⟨

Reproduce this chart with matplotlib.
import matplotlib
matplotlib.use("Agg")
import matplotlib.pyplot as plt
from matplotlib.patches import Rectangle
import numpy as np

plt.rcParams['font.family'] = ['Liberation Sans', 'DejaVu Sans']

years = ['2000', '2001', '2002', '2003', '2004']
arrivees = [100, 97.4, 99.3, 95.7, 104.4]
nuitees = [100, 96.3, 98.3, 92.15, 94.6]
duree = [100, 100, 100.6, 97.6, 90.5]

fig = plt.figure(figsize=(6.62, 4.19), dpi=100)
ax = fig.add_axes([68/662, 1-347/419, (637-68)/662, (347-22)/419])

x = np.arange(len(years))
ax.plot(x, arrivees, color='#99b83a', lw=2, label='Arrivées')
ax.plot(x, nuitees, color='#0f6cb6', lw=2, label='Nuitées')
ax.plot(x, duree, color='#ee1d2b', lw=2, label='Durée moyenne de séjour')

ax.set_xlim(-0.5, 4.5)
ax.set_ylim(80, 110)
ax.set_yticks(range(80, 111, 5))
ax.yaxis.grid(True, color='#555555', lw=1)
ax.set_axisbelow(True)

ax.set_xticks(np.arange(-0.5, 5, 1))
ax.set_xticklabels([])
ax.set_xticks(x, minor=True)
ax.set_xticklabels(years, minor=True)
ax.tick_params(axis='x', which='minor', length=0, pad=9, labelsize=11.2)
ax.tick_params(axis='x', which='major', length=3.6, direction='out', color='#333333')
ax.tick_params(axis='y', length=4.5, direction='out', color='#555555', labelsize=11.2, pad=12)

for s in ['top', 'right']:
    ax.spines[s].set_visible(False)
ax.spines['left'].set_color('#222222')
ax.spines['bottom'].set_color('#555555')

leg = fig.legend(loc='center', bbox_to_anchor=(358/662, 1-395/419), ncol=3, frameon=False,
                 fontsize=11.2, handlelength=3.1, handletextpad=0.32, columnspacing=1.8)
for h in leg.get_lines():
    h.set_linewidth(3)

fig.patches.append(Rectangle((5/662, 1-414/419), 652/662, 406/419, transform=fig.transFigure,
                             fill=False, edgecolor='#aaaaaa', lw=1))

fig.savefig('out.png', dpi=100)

⟩

▶ **EXERCISE OBJECTIVE**:
Gather from the data above every line with the string "matplotlib".

▶ **THE SOLUTION**:
Reproduce this chart with matplotlib.
import matplotlib
matplotlib.use("Agg")
import matplotlib.pyplot as plt
from matplotlib.patches import Rectangle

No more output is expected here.